■ PROBLEM DETAILS
From the very first line of the data to the line containing "-0.1, -0.2, -0.3];", retype everything exactly, leaving the pictures behind.

■ INFORMATION SHOWN
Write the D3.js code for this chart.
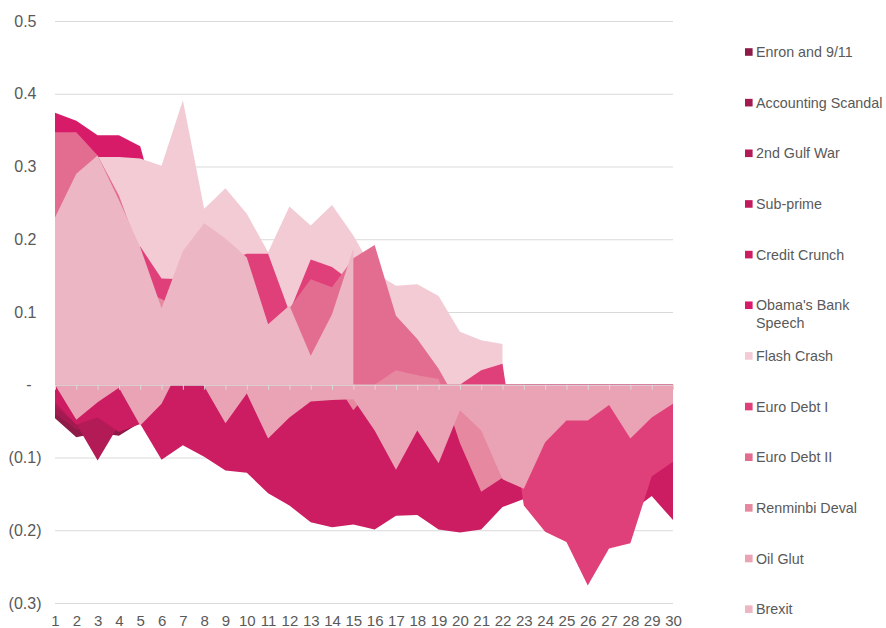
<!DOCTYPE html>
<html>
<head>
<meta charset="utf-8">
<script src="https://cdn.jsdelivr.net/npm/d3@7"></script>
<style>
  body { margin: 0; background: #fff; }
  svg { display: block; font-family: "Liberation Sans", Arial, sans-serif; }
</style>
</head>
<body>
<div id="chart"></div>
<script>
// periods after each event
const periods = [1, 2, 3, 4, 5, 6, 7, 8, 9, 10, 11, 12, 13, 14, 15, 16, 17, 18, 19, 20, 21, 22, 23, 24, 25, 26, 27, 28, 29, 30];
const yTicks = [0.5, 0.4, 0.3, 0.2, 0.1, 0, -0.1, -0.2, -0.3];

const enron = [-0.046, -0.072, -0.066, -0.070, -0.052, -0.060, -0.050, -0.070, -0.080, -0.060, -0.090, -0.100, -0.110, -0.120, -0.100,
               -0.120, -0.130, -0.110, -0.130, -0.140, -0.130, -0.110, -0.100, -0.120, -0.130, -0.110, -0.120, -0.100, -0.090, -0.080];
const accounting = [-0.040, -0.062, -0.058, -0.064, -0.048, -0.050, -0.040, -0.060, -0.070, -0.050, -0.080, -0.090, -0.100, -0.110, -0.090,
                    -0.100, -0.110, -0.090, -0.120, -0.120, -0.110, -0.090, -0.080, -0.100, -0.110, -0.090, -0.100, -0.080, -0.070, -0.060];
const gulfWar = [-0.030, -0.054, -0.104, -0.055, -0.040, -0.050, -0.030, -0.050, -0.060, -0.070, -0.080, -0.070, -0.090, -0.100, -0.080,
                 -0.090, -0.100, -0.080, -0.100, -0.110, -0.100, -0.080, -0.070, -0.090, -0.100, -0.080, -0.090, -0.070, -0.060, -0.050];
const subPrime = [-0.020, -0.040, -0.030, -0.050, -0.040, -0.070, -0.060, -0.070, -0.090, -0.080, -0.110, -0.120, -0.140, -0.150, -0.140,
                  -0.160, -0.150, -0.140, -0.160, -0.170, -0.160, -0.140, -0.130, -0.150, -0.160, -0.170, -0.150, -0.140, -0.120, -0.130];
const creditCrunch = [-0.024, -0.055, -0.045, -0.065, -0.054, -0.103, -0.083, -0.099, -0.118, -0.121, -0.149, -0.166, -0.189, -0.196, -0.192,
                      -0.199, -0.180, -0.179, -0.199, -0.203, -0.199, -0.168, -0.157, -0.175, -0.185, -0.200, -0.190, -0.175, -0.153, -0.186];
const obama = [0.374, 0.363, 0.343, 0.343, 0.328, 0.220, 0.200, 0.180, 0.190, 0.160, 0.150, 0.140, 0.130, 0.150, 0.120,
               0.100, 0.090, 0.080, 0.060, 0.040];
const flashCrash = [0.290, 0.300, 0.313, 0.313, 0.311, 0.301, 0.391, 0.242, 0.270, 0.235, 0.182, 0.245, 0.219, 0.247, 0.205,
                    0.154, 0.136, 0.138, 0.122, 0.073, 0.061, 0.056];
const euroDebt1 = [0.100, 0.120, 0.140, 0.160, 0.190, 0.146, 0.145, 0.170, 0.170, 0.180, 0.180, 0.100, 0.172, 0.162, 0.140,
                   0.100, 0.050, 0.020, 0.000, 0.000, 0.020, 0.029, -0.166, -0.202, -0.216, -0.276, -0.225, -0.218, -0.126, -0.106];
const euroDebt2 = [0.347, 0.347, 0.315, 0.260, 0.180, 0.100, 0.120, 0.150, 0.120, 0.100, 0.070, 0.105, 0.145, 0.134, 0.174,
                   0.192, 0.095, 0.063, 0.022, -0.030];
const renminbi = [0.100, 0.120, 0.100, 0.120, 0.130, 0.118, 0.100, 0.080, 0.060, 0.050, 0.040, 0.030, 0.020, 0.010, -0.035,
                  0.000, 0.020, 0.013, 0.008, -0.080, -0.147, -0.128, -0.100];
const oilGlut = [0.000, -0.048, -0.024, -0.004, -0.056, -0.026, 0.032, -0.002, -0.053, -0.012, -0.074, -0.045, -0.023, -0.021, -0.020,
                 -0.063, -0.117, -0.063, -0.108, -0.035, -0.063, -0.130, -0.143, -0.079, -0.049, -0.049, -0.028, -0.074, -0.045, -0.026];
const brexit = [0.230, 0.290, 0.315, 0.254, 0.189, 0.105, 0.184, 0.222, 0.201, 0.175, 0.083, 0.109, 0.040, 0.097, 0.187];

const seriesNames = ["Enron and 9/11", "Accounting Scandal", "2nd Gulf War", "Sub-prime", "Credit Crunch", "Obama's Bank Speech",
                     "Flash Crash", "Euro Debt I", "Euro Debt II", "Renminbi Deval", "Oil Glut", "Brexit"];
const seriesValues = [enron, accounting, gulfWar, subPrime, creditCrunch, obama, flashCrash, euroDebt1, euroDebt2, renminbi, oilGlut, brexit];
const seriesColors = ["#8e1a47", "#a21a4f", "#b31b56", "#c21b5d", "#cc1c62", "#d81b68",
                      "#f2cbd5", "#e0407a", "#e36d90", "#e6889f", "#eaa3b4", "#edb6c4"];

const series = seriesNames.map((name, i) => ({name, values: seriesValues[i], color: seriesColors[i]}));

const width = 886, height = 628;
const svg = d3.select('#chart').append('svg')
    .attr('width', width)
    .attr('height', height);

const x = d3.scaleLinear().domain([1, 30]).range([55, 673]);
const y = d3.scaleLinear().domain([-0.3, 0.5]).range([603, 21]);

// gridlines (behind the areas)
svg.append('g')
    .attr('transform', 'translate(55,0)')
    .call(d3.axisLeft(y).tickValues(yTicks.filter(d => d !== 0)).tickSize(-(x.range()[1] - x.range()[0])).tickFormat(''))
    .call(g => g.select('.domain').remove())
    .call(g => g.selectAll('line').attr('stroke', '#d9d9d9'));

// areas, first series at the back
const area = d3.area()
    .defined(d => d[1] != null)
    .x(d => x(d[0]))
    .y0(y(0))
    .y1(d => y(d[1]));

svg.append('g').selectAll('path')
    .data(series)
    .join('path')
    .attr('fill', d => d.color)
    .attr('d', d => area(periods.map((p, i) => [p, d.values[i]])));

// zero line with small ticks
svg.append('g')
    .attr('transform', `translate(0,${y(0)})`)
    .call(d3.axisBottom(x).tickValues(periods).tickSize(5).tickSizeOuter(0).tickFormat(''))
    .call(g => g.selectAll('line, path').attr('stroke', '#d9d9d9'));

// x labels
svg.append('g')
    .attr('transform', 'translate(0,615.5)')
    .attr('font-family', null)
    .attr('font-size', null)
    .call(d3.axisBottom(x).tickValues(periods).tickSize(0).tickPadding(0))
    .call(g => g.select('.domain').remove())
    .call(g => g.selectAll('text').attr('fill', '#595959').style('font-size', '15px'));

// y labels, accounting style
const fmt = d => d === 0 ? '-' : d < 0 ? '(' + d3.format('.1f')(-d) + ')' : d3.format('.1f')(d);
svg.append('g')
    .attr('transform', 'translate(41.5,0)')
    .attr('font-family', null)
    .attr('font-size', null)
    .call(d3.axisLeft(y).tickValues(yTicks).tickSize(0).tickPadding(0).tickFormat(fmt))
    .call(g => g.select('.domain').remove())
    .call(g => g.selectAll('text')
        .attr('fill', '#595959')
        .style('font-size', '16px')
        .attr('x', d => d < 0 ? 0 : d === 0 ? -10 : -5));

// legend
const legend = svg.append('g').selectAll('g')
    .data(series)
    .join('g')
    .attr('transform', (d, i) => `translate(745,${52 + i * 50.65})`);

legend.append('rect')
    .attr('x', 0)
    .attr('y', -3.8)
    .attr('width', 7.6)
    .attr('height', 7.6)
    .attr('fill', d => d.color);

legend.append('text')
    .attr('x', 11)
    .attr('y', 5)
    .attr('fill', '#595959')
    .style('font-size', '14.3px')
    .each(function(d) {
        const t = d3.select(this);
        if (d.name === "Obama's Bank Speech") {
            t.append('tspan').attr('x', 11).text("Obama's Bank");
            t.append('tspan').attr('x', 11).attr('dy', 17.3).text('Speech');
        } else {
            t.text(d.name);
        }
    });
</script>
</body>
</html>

■ FULL OUTPUT
Write the D3.js code for this chart.
<!DOCTYPE html>
<html>
<head>
<meta charset="utf-8">
<script src="https://cdn.jsdelivr.net/npm/d3@7"></script>
<style>
  body { margin: 0; background: #fff; }
  svg { display: block; font-family: "Liberation Sans", Arial, sans-serif; }
</style>
</head>
<body>
<div id="chart"></div>
<script>
// periods after each event
const periods = [1, 2, 3, 4, 5, 6, 7, 8, 9, 10, 11, 12, 13, 14, 15, 16, 17, 18, 19, 20, 21, 22, 23, 24, 25, 26, 27, 28, 29, 30];
const yTicks = [0.5, 0.4, 0.3, 0.2, 0.1, 0, -0.1, -0.2, -0.3];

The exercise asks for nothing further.